The Off-Plane Grating Rocket Experiment (OGRE) aims to increase the technology readiness levels of three components by testing them on a sounding rocket, encouraging their use for future missions to investigate some theories regarding the universe's missing baryonic matter. Some theories believe that this matter could be residing in intergalactic filaments known as the Warm-Hot Intergalactic Medium (WHIM), and by using distant X-ray sources such as Active Galactic Nuclei (AGN), it should be possible to detect this matter through its strong absorption in the soft X-ray regime. Current X-ray telescopes are limited when it comes to imaging at these wavelengths and so new techniques are required. The three components OGRE will be validating consist of a new light-weight silicon mirror design, off-plane reflection gratings, and the use of Electron Multiplying CCDs to capture soft X-rays. Each of these components have been previously reviewed with OGRE being the first project to utilise them in a space mission by collecting data of the quadruple star system Capella, one of the brightest X-ray sources in the sky.
Traditionally, X-ray telescope mirrors were manufactured from glass, which was ground and polished to the correct shape, and then coated with gold or iridium. These mirror assemblies are often very heavy and require a complex support structure due to the large number of mirror segments required. OGRE’s mirror optic will be utilising the techniques of the semiconductor industry to instead produce mirrors out of silicon. A mirror segment will start out as a single large crystal of silicon in much the same way most semiconductor devices do. This crystal is then cut, ground and polished down to a thin sliver with the appropriate optical geometry and again coated with gold or iridium. The segments themselves are much lighter than their glass counterparts, but they can also be produced in larger sizes, requiring fewer segments to complete a mirror, and thus simplifying the support structure and further reducing the weight of the overall package.

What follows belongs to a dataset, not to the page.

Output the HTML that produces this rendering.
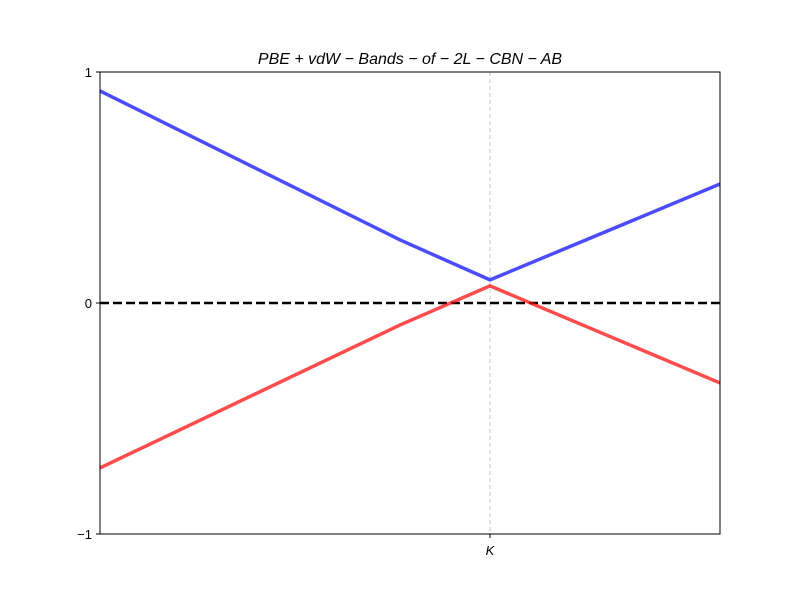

The mirror optic is being developed by Goddard Space Flight Center.
To create and record an X-ray spectrum, OGRE will use a set of off-plane reflection gratings to diffract the collected X-ray light into its component wavelengths. Transmission gratings typically have lower mass and are less sensitive to misalignments during assembly, however reflection gratings have higher efficiency, and can be ‘blazed’ (i.e. the grooves are slanted in one direction) for increased spectral dispersion and favouring of higher orders of diffraction. These features are desirable due to OGRE’s short observation window and restricted telescope length due to launch vehicle limitations. The gratings are positioned in the ‘extreme off-plane’ mount, which means the grooves are roughly parallel to the incoming X-rays. Compared to in-plane gratings, this increases efficiency as the entirety of each groove is illuminated, and the effects of imperfect manufacturing of the grooves are reduced. The reflection grating array is being developed by Penn State University.
Finally, OGRE will use four Teledyne e2v CCD207-40s for its camera system. These are Electron Multiplying CCDs (EMCCDs) that are able to greatly amplify the signal in each pixel before the pixels are read out, which effectively reduces the amount of noise generated by the readout electronics relative to the signal, or in other words, increases the signal-to-noise ratio. The camera will be evacuated and cooled to -100°C during flight, and the images from each CCD will be handled by a dedicated BeagleBone Black (BBB), which will detect X-ray events in the images and downlink a limited amount of data to the ground in real time. The camera is being designed and built by XCAM Ltd., while the CEI is responsible for characterising and optimising the detectors and programming the four BBBs.
The current launch window for OGRE starts in October 2021 and lasts until March 2022. A Black Brant IX sounding rocket will carry it on a suborbital trajectory offering an observation window of ~5 minutes before it returns to Earth. If successful, it will produce the highest resolution X-ray spectrum of Capella to date and demonstrate the readiness of these three technologies for use on later high-budget missions.